╭─ Stored data
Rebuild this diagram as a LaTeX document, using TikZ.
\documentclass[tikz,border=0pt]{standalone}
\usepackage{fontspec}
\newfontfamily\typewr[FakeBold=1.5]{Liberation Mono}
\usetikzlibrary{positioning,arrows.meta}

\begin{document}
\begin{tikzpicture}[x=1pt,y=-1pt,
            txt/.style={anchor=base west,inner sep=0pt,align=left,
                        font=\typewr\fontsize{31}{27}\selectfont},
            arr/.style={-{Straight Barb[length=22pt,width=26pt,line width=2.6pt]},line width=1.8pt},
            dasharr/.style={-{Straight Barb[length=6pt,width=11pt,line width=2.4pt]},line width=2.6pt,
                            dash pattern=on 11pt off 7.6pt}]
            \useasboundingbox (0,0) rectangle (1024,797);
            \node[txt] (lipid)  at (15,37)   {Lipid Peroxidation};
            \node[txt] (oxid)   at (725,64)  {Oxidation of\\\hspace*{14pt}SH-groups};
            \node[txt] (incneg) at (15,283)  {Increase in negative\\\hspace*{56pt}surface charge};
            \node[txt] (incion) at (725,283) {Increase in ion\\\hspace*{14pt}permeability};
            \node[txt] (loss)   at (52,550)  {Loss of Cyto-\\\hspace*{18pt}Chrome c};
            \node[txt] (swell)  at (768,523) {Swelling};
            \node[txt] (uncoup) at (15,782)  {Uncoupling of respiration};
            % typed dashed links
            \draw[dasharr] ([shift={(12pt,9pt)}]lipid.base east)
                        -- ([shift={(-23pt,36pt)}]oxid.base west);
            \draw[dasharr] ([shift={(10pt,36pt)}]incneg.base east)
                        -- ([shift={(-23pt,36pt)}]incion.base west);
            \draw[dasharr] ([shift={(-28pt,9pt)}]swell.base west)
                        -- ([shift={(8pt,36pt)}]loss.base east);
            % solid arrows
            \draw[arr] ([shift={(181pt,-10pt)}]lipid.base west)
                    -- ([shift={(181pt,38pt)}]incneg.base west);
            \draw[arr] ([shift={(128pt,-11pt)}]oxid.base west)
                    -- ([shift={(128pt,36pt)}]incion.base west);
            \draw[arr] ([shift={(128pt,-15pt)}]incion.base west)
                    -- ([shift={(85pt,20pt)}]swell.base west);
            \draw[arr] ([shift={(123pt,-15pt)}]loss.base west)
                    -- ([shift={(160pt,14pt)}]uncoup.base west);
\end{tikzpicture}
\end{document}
╰─
╭─ Stored data
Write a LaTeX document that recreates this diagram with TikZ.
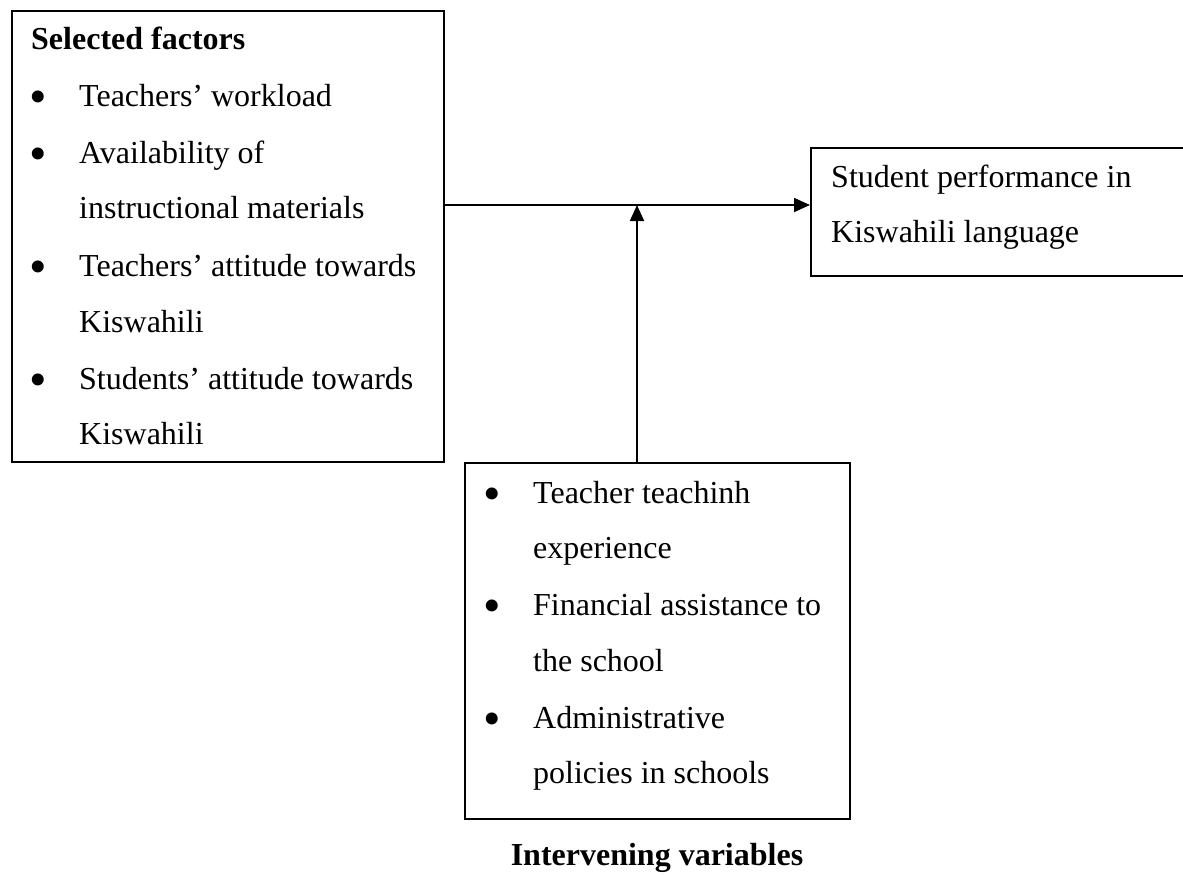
╰─
╭─ Stored data
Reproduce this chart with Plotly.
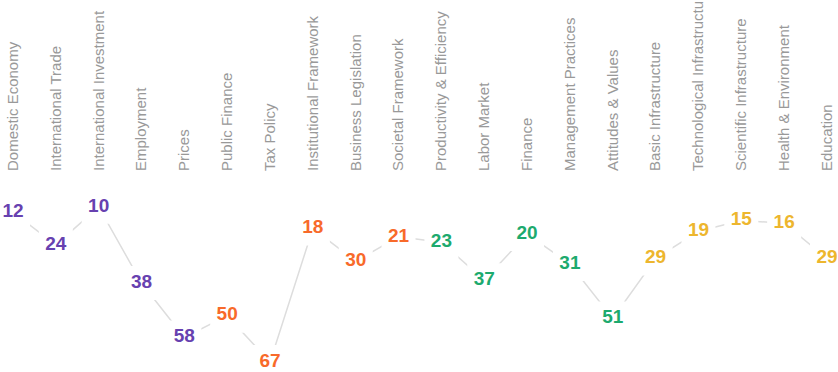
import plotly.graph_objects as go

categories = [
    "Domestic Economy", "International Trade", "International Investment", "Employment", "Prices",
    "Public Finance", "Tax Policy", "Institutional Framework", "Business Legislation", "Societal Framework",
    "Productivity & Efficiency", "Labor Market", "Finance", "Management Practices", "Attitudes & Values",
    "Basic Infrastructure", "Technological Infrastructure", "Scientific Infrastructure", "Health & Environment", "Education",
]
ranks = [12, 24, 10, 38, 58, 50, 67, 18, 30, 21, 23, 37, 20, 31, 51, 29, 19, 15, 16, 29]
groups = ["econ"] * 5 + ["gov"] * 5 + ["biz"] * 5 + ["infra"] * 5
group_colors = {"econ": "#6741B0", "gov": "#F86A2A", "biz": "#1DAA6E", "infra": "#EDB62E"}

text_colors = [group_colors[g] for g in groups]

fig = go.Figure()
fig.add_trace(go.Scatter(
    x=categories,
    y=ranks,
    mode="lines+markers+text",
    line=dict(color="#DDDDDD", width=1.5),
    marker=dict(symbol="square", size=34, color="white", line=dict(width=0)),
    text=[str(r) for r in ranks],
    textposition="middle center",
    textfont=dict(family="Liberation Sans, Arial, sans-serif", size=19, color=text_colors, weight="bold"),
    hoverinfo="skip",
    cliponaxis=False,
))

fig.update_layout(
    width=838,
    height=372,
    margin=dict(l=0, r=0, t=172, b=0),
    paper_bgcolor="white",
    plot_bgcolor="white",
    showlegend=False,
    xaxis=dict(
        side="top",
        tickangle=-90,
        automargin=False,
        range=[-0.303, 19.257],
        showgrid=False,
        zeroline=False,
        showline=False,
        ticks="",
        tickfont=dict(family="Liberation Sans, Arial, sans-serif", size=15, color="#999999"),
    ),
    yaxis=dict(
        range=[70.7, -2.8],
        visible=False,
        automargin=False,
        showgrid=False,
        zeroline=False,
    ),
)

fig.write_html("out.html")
╰─
# What is needed:
Return exactly the lines from the one with "Reproduce this chart with Plotly." to the one with "text_colors = [group_colors[g]", inclusive, and nothing else; skip the pictures.

# Response:
Reproduce this chart with Plotly.
import plotly.graph_objects as go

categories = [
    "Domestic Economy", "International Trade", "International Investment", "Employment", "Prices",
    "Public Finance", "Tax Policy", "Institutional Framework", "Business Legislation", "Societal Framework",
    "Productivity & Efficiency", "Labor Market", "Finance", "Management Practices", "Attitudes & Values",
    "Basic Infrastructure", "Technological Infrastructure", "Scientific Infrastructure", "Health & Environment", "Education",
]
ranks = [12, 24, 10, 38, 58, 50, 67, 18, 30, 21, 23, 37, 20, 31, 51, 29, 19, 15, 16, 29]
groups = ["econ"] * 5 + ["gov"] * 5 + ["biz"] * 5 + ["infra"] * 5
group_colors = {"econ": "#6741B0", "gov": "#F86A2A", "biz": "#1DAA6E", "infra": "#EDB62E"}

text_colors = [group_colors[g] for g in groups]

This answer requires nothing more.